WORK TO BE COMPLETED —
Below is some material; set it all down exactly, apart from the pictures.

GIVEN INFORMATION —
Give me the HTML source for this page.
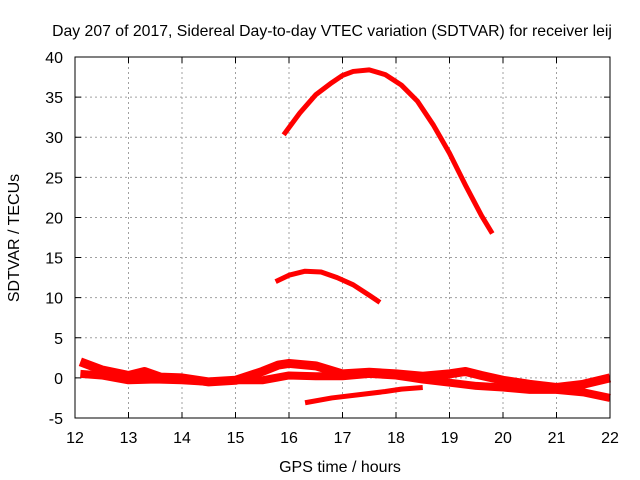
<!DOCTYPE html>
<html><head><meta charset="utf-8"><style>
body{margin:0;background:#fff;}
svg{display:block;font-family:"Liberation Sans",sans-serif;}
</style></head><body>
<svg id="chart" width="640" height="480">
<text x="332" y="36" font-size="15.8" text-anchor="middle">Day 207 of 2017, Sidereal Day-to-day VTEC variation (SDTVAR) for receiver leij</text>
<text x="340" y="472" font-size="16" text-anchor="middle">GPS time / hours</text>
<text transform="translate(19,238) rotate(-90)" font-size="16" text-anchor="middle">SDTVAR / TECUs</text>
<g id="grid"></g>
<g id="ticks"></g>
<g id="series"></g>
<rect x="75" y="57" width="535" height="361" fill="none" stroke="#000" stroke-width="1"/>
</svg>
<script>
const xTicks=[12,13,14,15,16,17,18,19,20,21,22];
const yTicks=[-5,0,5,10,15,20,25,30,35,40];
const arcX=[15.9,16.2,16.5,16.8,17.0,17.2,17.5,17.8,18.1,18.4,18.7,19.0,19.3,19.6,19.8];
const arcY=[30.3,33,35.3,36.8,37.7,38.2,38.4,37.8,36.5,34.5,31.5,28,24,20.2,18];
const midX=[15.75,16.0,16.3,16.6,16.9,17.2,17.5,17.7];
const midY=[12,12.8,13.3,13.2,12.5,11.6,10.3,9.4];
const lowX=[16.3,16.8,17.3,17.8,18.1,18.5];
const lowY=[-3.1,-2.5,-2.1,-1.7,-1.4,-1.2];
const band1X=[12.1,12.5,13,13.3,13.6,14,14.5,15,15.5,15.8,16,16.5,17,17.5,18,18.5,19,19.3,19.6,20,20.5,21,21.5,22];
const band1Y=[2,1,0.3,0.8,0.1,0,-0.5,-0.3,0.8,1.6,1.8,1.5,0.5,0.7,0.5,0.2,0.5,0.8,0.3,-0.3,-0.8,-1.2,-0.8,0];
const band2X=[12.1,12.5,13,13.5,14,14.5,15,15.5,16,16.5,17,17.5,18,18.5,19,19.5,20,20.5,21,21.5,22];
const band2Y=[0.5,0.3,-0.3,-0.2,-0.3,-0.5,-0.3,-0.3,0.3,0.2,0.2,0.5,0.3,-0.2,-0.6,-1,-1.2,-1.5,-1.5,-1.8,-2.5];
const NS='http://www.w3.org/2000/svg';
const sx=v=>75+(v-12)*53.5;
const sy=v=>418-(v+5)*361/45;
const grid=document.getElementById('grid'),ticks=document.getElementById('ticks'),ser=document.getElementById('series');
function mk(tag,attrs,parent){const e=document.createElementNS(NS,tag);for(const k in attrs)e.setAttribute(k,attrs[k]);parent.appendChild(e);return e;}
xTicks.forEach(t=>{const x=sx(t);
 if(t>12&&t<22){const g=mk('line',{x1:x,x2:x,y1:57,y2:418,stroke:'#a0a0a0','stroke-dasharray':'2,3'},grid);
 }
 const tk=mk('path',{d:`M${x},418v-6M${x},57v6`,stroke:'#000'},ticks);
 
 const l=mk('text',{x:x,y:443,'font-size':16,'text-anchor':'middle'},ticks);l.textContent=t;
 });
yTicks.forEach(t=>{const y=sy(t);
 if(t>-5&&t<40){const g=mk('line',{x1:75,x2:610,y1:y,y2:y,stroke:'#a0a0a0','stroke-dasharray':'2,3'},grid);
 }
 const tk=mk('path',{d:`M75,${y}h6M610,${y}h-6`,stroke:'#000'},ticks);
 
 const l=mk('text',{x:63,y:y+6,'font-size':16,'text-anchor':'end'},ticks);l.textContent=t;
 });
function line(xs,ys,w,name){const p=mk('polyline',{points:xs.map((x,i)=>sx(x)+','+sy(ys[i])).join(' '),fill:'none',stroke:'#ff0000','stroke-width':w,'stroke-linejoin':'round'},ser);
 }
line(arcX,arcY,5,'series-arc');
line(midX,midY,5,'series-mid');
line(lowX,lowY,5,'series-low');
line(band1X,band1Y,9,'series-band-1');
line(band2X,band2Y,8,'series-band-2');
</script>
</body></html>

CORRECT RESULT —
Give me the HTML source for this page.
<!DOCTYPE html>
<html><head><meta charset="utf-8"><style>
body{margin:0;background:#fff;}
svg{display:block;font-family:"Liberation Sans",sans-serif;}
</style></head><body>
<svg id="chart" width="640" height="480">
<text x="332" y="36" font-size="15.8" text-anchor="middle">Day 207 of 2017, Sidereal Day-to-day VTEC variation (SDTVAR) for receiver leij</text>
<text x="340" y="472" font-size="16" text-anchor="middle">GPS time / hours</text>
<text transform="translate(19,238) rotate(-90)" font-size="16" text-anchor="middle">SDTVAR / TECUs</text>
<g id="grid"></g>
<g id="ticks"></g>
<g id="series"></g>
<rect x="75" y="57" width="535" height="361" fill="none" stroke="#000" stroke-width="1"/>
</svg>
<script>
const xTicks=[12,13,14,15,16,17,18,19,20,21,22];
const yTicks=[-5,0,5,10,15,20,25,30,35,40];
const arcX=[15.9,16.2,16.5,16.8,17.0,17.2,17.5,17.8,18.1,18.4,18.7,19.0,19.3,19.6,19.8];
const arcY=[30.3,33,35.3,36.8,37.7,38.2,38.4,37.8,36.5,34.5,31.5,28,24,20.2,18];
const midX=[15.75,16.0,16.3,16.6,16.9,17.2,17.5,17.7];
const midY=[12,12.8,13.3,13.2,12.5,11.6,10.3,9.4];
const lowX=[16.3,16.8,17.3,17.8,18.1,18.5];
const lowY=[-3.1,-2.5,-2.1,-1.7,-1.4,-1.2];
const band1X=[12.1,12.5,13,13.3,13.6,14,14.5,15,15.5,15.8,16,16.5,17,17.5,18,18.5,19,19.3,19.6,20,20.5,21,21.5,22];
const band1Y=[2,1,0.3,0.8,0.1,0,-0.5,-0.3,0.8,1.6,1.8,1.5,0.5,0.7,0.5,0.2,0.5,0.8,0.3,-0.3,-0.8,-1.2,-0.8,0];
const band2X=[12.1,12.5,13,13.5,14,14.5,15,15.5,16,16.5,17,17.5,18,18.5,19,19.5,20,20.5,21,21.5,22];
const band2Y=[0.5,0.3,-0.3,-0.2,-0.3,-0.5,-0.3,-0.3,0.3,0.2,0.2,0.5,0.3,-0.2,-0.6,-1,-1.2,-1.5,-1.5,-1.8,-2.5];
const NS='http://www.w3.org/2000/svg';
const sx=v=>75+(v-12)*53.5;
const sy=v=>418-(v+5)*361/45;
const grid=document.getElementById('grid'),ticks=document.getElementById('ticks'),ser=document.getElementById('series');
function mk(tag,attrs,parent){const e=document.createElementNS(NS,tag);for(const k in attrs)e.setAttribute(k,attrs[k]);parent.appendChild(e);return e;}
xTicks.forEach(t=>{const x=sx(t);
 if(t>12&&t<22){const g=mk('line',{x1:x,x2:x,y1:57,y2:418,stroke:'#a0a0a0','stroke-dasharray':'2,3'},grid);
 }
 const tk=mk('path',{d:`M${x},418v-6M${x},57v6`,stroke:'#000'},ticks);
 
 const l=mk('text',{x:x,y:443,'font-size':16,'text-anchor':'middle'},ticks);l.textContent=t;
 });
yTicks.forEach(t=>{const y=sy(t);
 if(t>-5&&t<40){const g=mk('line',{x1:75,x2:610,y1:y,y2:y,stroke:'#a0a0a0','stroke-dasharray':'2,3'},grid);
 }
 const tk=mk('path',{d:`M75,${y}h6M610,${y}h-6`,stroke:'#000'},ticks);
 
 const l=mk('text',{x:63,y:y+6,'font-size':16,'text-anchor':'end'},ticks);l.textContent=t;
 });
function line(xs,ys,w,name){const p=mk('polyline',{points:xs.map((x,i)=>sx(x)+','+sy(ys[i])).join(' '),fill:'none',stroke:'#ff0000','stroke-width':w,'stroke-linejoin':'round'},ser);
 }
line(arcX,arcY,5,'series-arc');
line(midX,midY,5,'series-mid');
line(lowX,lowY,5,'series-low');
line(band1X,band1Y,9,'series-band-1');
line(band2X,band2Y,8,'series-band-2');
</script>
</body></html>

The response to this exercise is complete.